§ Stated goal
Please copy all the lines that follow, word for word.

§ Recorded data
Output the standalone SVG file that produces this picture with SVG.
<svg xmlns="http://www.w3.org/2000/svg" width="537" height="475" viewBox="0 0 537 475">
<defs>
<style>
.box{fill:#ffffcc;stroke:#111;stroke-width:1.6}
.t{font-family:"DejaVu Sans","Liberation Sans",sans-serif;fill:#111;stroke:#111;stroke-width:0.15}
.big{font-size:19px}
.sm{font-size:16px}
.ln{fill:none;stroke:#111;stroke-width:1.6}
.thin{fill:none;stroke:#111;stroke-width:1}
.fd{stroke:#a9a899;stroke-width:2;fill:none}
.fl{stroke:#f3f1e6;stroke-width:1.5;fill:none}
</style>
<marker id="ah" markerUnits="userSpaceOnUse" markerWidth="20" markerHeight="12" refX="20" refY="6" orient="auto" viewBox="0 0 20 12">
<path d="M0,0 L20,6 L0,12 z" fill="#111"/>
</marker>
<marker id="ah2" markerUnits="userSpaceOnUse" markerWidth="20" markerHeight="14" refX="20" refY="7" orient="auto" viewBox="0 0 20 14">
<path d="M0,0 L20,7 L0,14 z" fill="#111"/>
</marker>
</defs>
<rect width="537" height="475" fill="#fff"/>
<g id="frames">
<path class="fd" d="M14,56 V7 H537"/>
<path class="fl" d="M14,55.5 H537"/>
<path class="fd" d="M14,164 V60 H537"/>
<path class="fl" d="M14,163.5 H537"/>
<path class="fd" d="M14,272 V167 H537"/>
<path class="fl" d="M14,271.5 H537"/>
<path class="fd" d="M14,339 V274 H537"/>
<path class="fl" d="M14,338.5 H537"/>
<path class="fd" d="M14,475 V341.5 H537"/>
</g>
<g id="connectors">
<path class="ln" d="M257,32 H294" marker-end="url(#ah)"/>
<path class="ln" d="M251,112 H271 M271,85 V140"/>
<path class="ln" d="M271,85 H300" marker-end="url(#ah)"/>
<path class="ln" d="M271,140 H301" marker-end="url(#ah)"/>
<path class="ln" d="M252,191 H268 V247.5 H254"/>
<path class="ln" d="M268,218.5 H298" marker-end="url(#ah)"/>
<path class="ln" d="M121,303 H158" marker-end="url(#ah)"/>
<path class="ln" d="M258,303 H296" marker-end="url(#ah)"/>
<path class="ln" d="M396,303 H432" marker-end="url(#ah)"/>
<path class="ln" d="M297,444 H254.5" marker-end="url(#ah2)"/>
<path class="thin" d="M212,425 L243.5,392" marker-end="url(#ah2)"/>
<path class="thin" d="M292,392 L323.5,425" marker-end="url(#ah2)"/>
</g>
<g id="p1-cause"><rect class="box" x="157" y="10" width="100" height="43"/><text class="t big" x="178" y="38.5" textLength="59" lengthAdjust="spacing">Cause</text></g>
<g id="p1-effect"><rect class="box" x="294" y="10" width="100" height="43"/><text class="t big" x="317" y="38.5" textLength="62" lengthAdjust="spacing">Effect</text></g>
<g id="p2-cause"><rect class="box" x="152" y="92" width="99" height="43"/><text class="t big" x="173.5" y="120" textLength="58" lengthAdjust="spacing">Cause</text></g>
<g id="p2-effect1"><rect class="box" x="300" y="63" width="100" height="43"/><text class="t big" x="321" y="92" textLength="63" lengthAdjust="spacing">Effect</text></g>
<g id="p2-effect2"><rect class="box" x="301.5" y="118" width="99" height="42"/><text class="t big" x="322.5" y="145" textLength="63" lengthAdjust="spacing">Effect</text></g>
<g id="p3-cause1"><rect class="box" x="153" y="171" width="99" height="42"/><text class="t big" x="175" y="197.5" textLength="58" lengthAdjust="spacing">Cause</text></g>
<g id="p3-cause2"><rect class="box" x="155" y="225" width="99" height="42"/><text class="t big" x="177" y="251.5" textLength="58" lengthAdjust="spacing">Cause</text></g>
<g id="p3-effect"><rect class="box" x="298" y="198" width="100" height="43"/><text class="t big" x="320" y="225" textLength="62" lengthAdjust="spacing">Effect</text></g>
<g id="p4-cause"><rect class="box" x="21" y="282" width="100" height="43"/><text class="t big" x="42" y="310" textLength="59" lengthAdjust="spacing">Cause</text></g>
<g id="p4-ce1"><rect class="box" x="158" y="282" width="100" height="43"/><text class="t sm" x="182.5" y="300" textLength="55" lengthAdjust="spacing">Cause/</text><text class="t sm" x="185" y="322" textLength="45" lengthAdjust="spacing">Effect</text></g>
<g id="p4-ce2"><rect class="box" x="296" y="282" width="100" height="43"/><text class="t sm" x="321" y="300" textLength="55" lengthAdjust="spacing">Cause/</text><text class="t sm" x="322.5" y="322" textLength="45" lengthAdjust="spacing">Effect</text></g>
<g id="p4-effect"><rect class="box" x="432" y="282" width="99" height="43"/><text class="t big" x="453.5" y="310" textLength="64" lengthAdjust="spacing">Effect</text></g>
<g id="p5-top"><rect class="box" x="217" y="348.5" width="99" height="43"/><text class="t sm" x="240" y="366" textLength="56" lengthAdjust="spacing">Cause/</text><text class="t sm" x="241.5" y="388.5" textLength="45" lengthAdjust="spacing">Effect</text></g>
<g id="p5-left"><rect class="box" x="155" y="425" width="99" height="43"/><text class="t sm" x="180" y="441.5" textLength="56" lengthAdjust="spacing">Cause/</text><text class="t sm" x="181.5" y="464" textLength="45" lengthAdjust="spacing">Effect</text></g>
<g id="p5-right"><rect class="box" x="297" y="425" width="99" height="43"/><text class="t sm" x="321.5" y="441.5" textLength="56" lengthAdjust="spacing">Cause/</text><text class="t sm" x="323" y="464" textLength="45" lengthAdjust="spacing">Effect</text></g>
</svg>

§ Result of the exercise
Output the standalone SVG file that produces this picture with SVG.
<svg xmlns="http://www.w3.org/2000/svg" width="537" height="475" viewBox="0 0 537 475">
<defs>
<style>
.box{fill:#ffffcc;stroke:#111;stroke-width:1.6}
.t{font-family:"DejaVu Sans","Liberation Sans",sans-serif;fill:#111;stroke:#111;stroke-width:0.15}
.big{font-size:19px}
.sm{font-size:16px}
.ln{fill:none;stroke:#111;stroke-width:1.6}
.thin{fill:none;stroke:#111;stroke-width:1}
.fd{stroke:#a9a899;stroke-width:2;fill:none}
.fl{stroke:#f3f1e6;stroke-width:1.5;fill:none}
</style>
<marker id="ah" markerUnits="userSpaceOnUse" markerWidth="20" markerHeight="12" refX="20" refY="6" orient="auto" viewBox="0 0 20 12">
<path d="M0,0 L20,6 L0,12 z" fill="#111"/>
</marker>
<marker id="ah2" markerUnits="userSpaceOnUse" markerWidth="20" markerHeight="14" refX="20" refY="7" orient="auto" viewBox="0 0 20 14">
<path d="M0,0 L20,7 L0,14 z" fill="#111"/>
</marker>
</defs>
<rect width="537" height="475" fill="#fff"/>
<g id="frames">
<path class="fd" d="M14,56 V7 H537"/>
<path class="fl" d="M14,55.5 H537"/>
<path class="fd" d="M14,164 V60 H537"/>
<path class="fl" d="M14,163.5 H537"/>
<path class="fd" d="M14,272 V167 H537"/>
<path class="fl" d="M14,271.5 H537"/>
<path class="fd" d="M14,339 V274 H537"/>
<path class="fl" d="M14,338.5 H537"/>
<path class="fd" d="M14,475 V341.5 H537"/>
</g>
<g id="connectors">
<path class="ln" d="M257,32 H294" marker-end="url(#ah)"/>
<path class="ln" d="M251,112 H271 M271,85 V140"/>
<path class="ln" d="M271,85 H300" marker-end="url(#ah)"/>
<path class="ln" d="M271,140 H301" marker-end="url(#ah)"/>
<path class="ln" d="M252,191 H268 V247.5 H254"/>
<path class="ln" d="M268,218.5 H298" marker-end="url(#ah)"/>
<path class="ln" d="M121,303 H158" marker-end="url(#ah)"/>
<path class="ln" d="M258,303 H296" marker-end="url(#ah)"/>
<path class="ln" d="M396,303 H432" marker-end="url(#ah)"/>
<path class="ln" d="M297,444 H254.5" marker-end="url(#ah2)"/>
<path class="thin" d="M212,425 L243.5,392" marker-end="url(#ah2)"/>
<path class="thin" d="M292,392 L323.5,425" marker-end="url(#ah2)"/>
</g>
<g id="p1-cause"><rect class="box" x="157" y="10" width="100" height="43"/><text class="t big" x="178" y="38.5" textLength="59" lengthAdjust="spacing">Cause</text></g>
<g id="p1-effect"><rect class="box" x="294" y="10" width="100" height="43"/><text class="t big" x="317" y="38.5" textLength="62" lengthAdjust="spacing">Effect</text></g>
<g id="p2-cause"><rect class="box" x="152" y="92" width="99" height="43"/><text class="t big" x="173.5" y="120" textLength="58" lengthAdjust="spacing">Cause</text></g>
<g id="p2-effect1"><rect class="box" x="300" y="63" width="100" height="43"/><text class="t big" x="321" y="92" textLength="63" lengthAdjust="spacing">Effect</text></g>
<g id="p2-effect2"><rect class="box" x="301.5" y="118" width="99" height="42"/><text class="t big" x="322.5" y="145" textLength="63" lengthAdjust="spacing">Effect</text></g>
<g id="p3-cause1"><rect class="box" x="153" y="171" width="99" height="42"/><text class="t big" x="175" y="197.5" textLength="58" lengthAdjust="spacing">Cause</text></g>
<g id="p3-cause2"><rect class="box" x="155" y="225" width="99" height="42"/><text class="t big" x="177" y="251.5" textLength="58" lengthAdjust="spacing">Cause</text></g>
<g id="p3-effect"><rect class="box" x="298" y="198" width="100" height="43"/><text class="t big" x="320" y="225" textLength="62" lengthAdjust="spacing">Effect</text></g>
<g id="p4-cause"><rect class="box" x="21" y="282" width="100" height="43"/><text class="t big" x="42" y="310" textLength="59" lengthAdjust="spacing">Cause</text></g>
<g id="p4-ce1"><rect class="box" x="158" y="282" width="100" height="43"/><text class="t sm" x="182.5" y="300" textLength="55" lengthAdjust="spacing">Cause/</text><text class="t sm" x="185" y="322" textLength="45" lengthAdjust="spacing">Effect</text></g>
<g id="p4-ce2"><rect class="box" x="296" y="282" width="100" height="43"/><text class="t sm" x="321" y="300" textLength="55" lengthAdjust="spacing">Cause/</text><text class="t sm" x="322.5" y="322" textLength="45" lengthAdjust="spacing">Effect</text></g>
<g id="p4-effect"><rect class="box" x="432" y="282" width="99" height="43"/><text class="t big" x="453.5" y="310" textLength="64" lengthAdjust="spacing">Effect</text></g>
<g id="p5-top"><rect class="box" x="217" y="348.5" width="99" height="43"/><text class="t sm" x="240" y="366" textLength="56" lengthAdjust="spacing">Cause/</text><text class="t sm" x="241.5" y="388.5" textLength="45" lengthAdjust="spacing">Effect</text></g>
<g id="p5-left"><rect class="box" x="155" y="425" width="99" height="43"/><text class="t sm" x="180" y="441.5" textLength="56" lengthAdjust="spacing">Cause/</text><text class="t sm" x="181.5" y="464" textLength="45" lengthAdjust="spacing">Effect</text></g>
<g id="p5-right"><rect class="box" x="297" y="425" width="99" height="43"/><text class="t sm" x="321.5" y="441.5" textLength="56" lengthAdjust="spacing">Cause/</text><text class="t sm" x="323" y="464" textLength="45" lengthAdjust="spacing">Effect</text></g>
</svg>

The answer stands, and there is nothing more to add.